Figure scripts:
○ ○ ○
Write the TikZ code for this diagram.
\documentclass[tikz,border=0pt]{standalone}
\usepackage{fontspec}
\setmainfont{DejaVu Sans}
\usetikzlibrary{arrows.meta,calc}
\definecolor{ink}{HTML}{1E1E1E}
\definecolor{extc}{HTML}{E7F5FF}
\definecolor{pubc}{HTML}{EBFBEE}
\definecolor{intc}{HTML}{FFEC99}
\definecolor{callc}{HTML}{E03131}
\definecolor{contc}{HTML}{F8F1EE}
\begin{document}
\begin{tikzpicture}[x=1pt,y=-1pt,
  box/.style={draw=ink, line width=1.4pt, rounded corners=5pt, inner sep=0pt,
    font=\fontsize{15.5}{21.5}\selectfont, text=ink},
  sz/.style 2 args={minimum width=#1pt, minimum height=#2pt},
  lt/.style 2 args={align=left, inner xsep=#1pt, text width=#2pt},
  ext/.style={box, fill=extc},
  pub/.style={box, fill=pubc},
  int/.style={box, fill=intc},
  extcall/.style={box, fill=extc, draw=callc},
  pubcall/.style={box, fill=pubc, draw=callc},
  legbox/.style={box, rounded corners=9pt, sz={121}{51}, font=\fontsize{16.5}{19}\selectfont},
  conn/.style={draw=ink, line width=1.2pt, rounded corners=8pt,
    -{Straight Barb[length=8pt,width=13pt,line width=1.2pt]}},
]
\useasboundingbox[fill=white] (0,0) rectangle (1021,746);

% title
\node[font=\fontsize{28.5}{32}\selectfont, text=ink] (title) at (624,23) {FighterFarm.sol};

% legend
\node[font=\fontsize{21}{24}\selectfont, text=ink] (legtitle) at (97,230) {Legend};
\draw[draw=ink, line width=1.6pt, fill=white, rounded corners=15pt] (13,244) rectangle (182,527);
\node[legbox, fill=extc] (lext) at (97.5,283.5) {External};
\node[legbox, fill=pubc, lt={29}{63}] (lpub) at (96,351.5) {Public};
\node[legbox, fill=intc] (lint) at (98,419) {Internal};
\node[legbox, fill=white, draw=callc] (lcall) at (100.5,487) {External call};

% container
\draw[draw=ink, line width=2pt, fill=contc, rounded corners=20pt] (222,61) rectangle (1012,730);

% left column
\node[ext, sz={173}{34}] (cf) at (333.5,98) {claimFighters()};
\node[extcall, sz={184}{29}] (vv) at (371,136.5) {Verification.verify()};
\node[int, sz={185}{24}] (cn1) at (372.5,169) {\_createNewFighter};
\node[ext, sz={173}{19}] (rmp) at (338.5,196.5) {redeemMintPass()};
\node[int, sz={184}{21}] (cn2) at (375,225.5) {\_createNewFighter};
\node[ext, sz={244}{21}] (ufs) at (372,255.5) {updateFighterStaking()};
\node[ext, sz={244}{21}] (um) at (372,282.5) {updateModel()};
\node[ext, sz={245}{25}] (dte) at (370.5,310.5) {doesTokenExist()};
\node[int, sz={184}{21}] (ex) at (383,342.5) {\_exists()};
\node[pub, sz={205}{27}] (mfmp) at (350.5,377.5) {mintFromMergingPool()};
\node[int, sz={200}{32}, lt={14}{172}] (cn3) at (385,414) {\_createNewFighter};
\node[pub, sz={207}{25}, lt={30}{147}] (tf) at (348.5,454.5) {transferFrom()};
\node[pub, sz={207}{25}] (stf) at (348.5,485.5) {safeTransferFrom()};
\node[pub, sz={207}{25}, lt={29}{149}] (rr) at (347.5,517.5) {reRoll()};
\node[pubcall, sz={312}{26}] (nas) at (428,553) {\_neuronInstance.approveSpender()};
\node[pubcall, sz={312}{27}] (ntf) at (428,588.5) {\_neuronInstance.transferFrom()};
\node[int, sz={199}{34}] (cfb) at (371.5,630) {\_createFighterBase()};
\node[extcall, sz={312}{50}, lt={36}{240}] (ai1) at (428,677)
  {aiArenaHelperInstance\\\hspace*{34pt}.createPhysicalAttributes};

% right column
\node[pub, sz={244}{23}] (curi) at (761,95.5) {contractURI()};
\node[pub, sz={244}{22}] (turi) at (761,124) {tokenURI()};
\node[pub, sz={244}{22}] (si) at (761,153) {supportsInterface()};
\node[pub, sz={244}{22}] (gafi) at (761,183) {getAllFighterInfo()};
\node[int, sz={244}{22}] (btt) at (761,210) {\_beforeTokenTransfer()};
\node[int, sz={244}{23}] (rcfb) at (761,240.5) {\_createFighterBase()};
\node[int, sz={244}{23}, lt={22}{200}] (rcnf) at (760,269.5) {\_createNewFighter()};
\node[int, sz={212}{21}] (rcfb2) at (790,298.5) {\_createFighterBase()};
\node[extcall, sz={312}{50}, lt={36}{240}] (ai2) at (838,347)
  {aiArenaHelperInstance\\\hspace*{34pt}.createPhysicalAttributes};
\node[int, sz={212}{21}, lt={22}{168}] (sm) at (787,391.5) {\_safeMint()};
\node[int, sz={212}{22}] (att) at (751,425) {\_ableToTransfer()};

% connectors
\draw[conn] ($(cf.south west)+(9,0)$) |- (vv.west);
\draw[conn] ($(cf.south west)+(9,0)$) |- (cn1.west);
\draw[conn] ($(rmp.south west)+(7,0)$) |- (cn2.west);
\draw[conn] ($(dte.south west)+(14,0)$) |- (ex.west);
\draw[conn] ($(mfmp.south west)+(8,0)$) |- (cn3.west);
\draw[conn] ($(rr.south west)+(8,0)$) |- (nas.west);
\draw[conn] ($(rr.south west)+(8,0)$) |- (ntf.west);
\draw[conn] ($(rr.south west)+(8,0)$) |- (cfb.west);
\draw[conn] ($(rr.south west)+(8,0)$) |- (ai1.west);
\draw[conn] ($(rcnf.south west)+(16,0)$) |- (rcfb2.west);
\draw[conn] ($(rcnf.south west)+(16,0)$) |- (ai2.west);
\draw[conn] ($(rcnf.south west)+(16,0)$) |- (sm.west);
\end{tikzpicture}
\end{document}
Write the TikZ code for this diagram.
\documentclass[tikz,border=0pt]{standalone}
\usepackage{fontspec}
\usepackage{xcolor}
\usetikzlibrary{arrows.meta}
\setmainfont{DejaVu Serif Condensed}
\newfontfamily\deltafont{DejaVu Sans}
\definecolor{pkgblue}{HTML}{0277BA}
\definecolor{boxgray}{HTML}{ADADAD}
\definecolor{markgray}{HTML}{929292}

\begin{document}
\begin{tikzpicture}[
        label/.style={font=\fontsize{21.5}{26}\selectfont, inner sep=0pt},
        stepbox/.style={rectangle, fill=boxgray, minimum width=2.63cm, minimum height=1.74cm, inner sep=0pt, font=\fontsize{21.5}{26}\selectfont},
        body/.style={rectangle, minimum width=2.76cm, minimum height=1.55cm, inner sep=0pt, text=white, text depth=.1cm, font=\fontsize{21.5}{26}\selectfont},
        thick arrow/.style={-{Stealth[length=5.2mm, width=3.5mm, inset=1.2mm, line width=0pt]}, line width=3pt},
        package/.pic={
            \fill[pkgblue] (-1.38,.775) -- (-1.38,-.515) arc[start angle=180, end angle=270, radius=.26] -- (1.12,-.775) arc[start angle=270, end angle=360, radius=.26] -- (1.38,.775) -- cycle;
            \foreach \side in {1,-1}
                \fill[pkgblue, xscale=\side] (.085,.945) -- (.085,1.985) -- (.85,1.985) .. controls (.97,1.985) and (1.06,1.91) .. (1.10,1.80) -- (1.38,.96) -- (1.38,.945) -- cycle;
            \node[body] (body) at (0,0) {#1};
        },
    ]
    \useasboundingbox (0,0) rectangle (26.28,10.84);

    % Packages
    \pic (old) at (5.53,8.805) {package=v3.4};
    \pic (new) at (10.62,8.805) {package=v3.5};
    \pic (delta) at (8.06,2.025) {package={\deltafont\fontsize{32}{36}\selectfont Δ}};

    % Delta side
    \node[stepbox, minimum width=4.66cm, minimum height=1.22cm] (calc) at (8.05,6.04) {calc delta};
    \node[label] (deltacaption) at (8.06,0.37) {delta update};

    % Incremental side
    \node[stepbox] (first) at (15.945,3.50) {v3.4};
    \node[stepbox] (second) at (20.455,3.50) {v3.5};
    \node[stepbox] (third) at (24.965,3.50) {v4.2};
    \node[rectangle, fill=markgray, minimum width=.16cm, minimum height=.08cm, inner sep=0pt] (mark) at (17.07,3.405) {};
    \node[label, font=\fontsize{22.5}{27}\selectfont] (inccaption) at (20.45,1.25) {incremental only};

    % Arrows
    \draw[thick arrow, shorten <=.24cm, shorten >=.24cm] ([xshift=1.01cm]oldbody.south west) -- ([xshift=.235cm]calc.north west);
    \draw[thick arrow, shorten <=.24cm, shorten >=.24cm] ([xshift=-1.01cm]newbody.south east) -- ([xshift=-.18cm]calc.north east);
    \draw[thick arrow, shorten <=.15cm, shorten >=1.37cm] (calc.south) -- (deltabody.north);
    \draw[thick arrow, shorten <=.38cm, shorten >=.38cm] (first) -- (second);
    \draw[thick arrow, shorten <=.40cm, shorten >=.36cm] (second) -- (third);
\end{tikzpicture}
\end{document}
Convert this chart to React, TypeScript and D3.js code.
○ ○ ○
Task objective ->
Quote exactly the first line of the data and every line after it through the one holding "(222,61) rectangle (1012,730);".

Output of the task ->
Write the TikZ code for this diagram.
\documentclass[tikz,border=0pt]{standalone}
\usepackage{fontspec}
\setmainfont{DejaVu Sans}
\usetikzlibrary{arrows.meta,calc}
\definecolor{ink}{HTML}{1E1E1E}
\definecolor{extc}{HTML}{E7F5FF}
\definecolor{pubc}{HTML}{EBFBEE}
\definecolor{intc}{HTML}{FFEC99}
\definecolor{callc}{HTML}{E03131}
\definecolor{contc}{HTML}{F8F1EE}
\begin{document}
\begin{tikzpicture}[x=1pt,y=-1pt,
  box/.style={draw=ink, line width=1.4pt, rounded corners=5pt, inner sep=0pt,
    font=\fontsize{15.5}{21.5}\selectfont, text=ink},
  sz/.style 2 args={minimum width=#1pt, minimum height=#2pt},
  lt/.style 2 args={align=left, inner xsep=#1pt, text width=#2pt},
  ext/.style={box, fill=extc},
  pub/.style={box, fill=pubc},
  int/.style={box, fill=intc},
  extcall/.style={box, fill=extc, draw=callc},
  pubcall/.style={box, fill=pubc, draw=callc},
  legbox/.style={box, rounded corners=9pt, sz={121}{51}, font=\fontsize{16.5}{19}\selectfont},
  conn/.style={draw=ink, line width=1.2pt, rounded corners=8pt,
    -{Straight Barb[length=8pt,width=13pt,line width=1.2pt]}},
]
\useasboundingbox[fill=white] (0,0) rectangle (1021,746);

% title
\node[font=\fontsize{28.5}{32}\selectfont, text=ink] (title) at (624,23) {FighterFarm.sol};

% legend
\node[font=\fontsize{21}{24}\selectfont, text=ink] (legtitle) at (97,230) {Legend};
\draw[draw=ink, line width=1.6pt, fill=white, rounded corners=15pt] (13,244) rectangle (182,527);
\node[legbox, fill=extc] (lext) at (97.5,283.5) {External};
\node[legbox, fill=pubc, lt={29}{63}] (lpub) at (96,351.5) {Public};
\node[legbox, fill=intc] (lint) at (98,419) {Internal};
\node[legbox, fill=white, draw=callc] (lcall) at (100.5,487) {External call};

% container
\draw[draw=ink, line width=2pt, fill=contc, rounded corners=20pt] (222,61) rectangle (1012,730);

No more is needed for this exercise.